──────── Records for processing ────────

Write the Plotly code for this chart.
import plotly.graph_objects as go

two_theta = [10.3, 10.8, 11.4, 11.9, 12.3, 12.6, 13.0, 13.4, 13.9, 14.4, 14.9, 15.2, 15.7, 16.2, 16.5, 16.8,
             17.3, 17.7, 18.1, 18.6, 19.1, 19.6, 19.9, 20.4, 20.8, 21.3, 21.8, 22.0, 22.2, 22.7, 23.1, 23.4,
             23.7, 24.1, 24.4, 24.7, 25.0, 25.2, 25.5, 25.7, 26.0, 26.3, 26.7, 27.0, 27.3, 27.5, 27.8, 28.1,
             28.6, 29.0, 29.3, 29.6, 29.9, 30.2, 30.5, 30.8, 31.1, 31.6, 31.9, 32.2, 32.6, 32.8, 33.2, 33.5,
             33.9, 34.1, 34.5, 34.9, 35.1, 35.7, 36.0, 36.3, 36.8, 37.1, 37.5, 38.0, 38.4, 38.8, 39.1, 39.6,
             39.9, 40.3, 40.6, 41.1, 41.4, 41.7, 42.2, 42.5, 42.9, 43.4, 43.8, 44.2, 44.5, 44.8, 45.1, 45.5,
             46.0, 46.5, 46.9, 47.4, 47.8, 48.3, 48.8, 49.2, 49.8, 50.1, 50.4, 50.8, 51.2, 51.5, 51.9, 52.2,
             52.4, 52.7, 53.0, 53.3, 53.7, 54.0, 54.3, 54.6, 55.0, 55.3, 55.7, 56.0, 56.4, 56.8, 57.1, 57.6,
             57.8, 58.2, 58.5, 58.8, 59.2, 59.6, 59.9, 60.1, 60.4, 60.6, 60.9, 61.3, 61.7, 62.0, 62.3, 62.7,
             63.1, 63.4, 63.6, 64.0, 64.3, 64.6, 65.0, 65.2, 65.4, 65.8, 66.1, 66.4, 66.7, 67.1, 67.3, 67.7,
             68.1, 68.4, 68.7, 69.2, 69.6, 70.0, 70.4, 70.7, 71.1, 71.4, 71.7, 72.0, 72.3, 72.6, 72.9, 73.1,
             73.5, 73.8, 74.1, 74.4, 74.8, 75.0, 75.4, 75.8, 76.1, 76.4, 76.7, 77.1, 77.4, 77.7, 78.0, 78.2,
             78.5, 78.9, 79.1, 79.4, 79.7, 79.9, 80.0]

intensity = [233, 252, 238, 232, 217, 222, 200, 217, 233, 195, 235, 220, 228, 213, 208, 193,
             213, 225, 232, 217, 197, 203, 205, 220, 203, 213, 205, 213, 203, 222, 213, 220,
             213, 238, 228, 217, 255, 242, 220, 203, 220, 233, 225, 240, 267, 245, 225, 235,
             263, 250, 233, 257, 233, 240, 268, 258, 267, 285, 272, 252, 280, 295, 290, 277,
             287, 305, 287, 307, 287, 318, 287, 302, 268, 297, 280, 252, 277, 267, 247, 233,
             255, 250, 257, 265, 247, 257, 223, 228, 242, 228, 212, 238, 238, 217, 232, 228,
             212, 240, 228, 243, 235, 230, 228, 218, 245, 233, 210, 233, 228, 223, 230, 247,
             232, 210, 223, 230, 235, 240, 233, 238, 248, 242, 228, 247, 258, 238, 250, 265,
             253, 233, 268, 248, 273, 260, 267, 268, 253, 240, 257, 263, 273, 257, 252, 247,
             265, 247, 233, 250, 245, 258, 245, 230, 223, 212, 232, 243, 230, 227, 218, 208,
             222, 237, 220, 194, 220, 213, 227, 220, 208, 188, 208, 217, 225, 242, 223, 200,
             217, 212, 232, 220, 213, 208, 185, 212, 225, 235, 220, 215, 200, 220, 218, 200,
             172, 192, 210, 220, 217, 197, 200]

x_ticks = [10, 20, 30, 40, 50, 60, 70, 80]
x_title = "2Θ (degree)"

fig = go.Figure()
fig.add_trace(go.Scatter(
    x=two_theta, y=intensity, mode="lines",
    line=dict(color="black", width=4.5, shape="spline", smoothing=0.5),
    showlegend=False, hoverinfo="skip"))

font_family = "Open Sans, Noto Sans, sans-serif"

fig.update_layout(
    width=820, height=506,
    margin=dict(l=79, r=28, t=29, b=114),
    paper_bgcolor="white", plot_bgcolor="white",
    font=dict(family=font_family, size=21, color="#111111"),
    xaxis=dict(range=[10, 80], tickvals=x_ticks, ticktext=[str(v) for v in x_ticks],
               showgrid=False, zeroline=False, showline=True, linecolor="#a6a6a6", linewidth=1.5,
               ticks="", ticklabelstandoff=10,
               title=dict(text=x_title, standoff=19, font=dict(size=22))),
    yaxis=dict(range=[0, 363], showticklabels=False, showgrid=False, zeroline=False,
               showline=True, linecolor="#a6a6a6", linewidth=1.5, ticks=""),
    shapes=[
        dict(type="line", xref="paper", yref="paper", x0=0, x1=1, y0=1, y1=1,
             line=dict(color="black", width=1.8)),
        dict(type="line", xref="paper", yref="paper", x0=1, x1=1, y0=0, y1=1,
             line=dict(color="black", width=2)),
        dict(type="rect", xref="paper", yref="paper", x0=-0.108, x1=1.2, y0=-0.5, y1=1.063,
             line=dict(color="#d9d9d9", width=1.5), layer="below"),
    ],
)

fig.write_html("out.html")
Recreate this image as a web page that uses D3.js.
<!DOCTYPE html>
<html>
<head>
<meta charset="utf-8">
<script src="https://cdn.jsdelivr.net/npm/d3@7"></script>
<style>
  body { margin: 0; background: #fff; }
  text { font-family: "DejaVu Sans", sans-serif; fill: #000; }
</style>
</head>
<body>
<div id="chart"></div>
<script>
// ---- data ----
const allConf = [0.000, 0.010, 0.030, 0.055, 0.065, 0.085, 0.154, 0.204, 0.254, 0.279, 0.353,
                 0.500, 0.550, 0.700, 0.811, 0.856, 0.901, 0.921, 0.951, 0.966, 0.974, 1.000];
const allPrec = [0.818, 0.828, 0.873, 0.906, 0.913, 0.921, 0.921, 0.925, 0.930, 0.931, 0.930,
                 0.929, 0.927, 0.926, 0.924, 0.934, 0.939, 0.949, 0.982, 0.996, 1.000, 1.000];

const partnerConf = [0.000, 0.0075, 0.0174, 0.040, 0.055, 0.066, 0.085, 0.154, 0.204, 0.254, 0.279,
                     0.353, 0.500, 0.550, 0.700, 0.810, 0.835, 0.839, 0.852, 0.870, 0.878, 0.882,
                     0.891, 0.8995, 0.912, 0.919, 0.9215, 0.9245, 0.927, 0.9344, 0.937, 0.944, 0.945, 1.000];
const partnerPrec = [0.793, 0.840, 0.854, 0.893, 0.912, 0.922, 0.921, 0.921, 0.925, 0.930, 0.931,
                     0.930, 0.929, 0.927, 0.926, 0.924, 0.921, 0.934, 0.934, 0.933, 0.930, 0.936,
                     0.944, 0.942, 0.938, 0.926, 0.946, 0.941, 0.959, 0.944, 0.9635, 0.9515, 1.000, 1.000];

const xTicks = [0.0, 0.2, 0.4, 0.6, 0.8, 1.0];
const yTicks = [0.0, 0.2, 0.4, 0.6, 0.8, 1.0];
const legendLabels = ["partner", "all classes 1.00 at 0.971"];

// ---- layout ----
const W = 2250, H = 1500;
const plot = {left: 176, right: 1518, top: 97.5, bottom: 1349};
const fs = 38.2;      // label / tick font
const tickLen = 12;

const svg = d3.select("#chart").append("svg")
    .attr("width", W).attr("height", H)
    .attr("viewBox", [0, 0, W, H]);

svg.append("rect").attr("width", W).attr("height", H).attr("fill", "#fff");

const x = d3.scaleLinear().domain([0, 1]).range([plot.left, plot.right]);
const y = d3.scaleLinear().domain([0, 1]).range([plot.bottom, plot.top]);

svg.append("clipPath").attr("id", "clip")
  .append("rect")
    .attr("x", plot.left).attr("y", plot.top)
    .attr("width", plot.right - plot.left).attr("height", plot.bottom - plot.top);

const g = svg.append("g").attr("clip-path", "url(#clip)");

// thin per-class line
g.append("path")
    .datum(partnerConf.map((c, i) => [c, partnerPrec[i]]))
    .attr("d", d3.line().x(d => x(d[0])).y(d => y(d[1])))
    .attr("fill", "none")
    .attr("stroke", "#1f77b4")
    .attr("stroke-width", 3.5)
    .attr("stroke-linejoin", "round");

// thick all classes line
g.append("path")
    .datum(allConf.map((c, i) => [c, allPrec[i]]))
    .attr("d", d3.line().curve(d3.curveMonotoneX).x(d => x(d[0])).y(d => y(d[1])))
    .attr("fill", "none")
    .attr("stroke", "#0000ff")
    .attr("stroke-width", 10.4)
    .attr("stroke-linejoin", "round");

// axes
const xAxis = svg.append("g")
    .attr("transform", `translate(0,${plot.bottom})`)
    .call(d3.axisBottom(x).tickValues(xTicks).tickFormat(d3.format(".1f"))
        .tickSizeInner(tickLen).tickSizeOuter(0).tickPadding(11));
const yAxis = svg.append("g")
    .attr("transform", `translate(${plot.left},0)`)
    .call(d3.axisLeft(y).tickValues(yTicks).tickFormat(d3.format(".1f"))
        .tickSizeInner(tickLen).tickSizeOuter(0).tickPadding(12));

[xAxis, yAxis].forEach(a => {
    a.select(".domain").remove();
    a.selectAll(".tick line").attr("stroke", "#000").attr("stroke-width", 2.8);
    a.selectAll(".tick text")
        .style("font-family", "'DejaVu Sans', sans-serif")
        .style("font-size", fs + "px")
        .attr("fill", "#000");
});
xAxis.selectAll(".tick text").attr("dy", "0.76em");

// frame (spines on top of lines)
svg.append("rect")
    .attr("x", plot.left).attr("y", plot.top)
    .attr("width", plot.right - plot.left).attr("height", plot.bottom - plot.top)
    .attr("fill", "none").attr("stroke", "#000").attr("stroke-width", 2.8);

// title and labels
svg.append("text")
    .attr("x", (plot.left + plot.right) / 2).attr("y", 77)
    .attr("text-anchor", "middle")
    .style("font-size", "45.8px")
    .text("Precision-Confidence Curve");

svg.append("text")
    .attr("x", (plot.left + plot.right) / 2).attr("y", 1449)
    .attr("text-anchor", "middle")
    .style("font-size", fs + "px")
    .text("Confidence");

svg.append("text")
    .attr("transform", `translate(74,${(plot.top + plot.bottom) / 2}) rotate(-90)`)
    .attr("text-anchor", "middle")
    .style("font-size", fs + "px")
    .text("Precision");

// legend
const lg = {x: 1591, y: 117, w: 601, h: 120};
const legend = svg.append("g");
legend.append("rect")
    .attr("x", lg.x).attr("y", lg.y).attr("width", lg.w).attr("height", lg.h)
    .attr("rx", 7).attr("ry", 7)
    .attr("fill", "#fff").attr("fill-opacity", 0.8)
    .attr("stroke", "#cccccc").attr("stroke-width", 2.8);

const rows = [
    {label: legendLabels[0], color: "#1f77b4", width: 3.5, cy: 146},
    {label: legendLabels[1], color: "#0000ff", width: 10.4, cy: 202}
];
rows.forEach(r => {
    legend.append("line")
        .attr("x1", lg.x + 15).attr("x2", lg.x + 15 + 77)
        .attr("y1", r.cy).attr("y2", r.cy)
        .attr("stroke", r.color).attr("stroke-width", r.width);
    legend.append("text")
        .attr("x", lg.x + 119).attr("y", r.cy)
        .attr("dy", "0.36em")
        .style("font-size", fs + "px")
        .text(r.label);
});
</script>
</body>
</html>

────────

Task instructions: Emit, unaltered, the lines from the top of the listing down through the line that holds "import plotly.graph_objects as go"; emit nothing else.

Response for this exercise:
Write the Plotly code for this chart.
import plotly.graph_objects as go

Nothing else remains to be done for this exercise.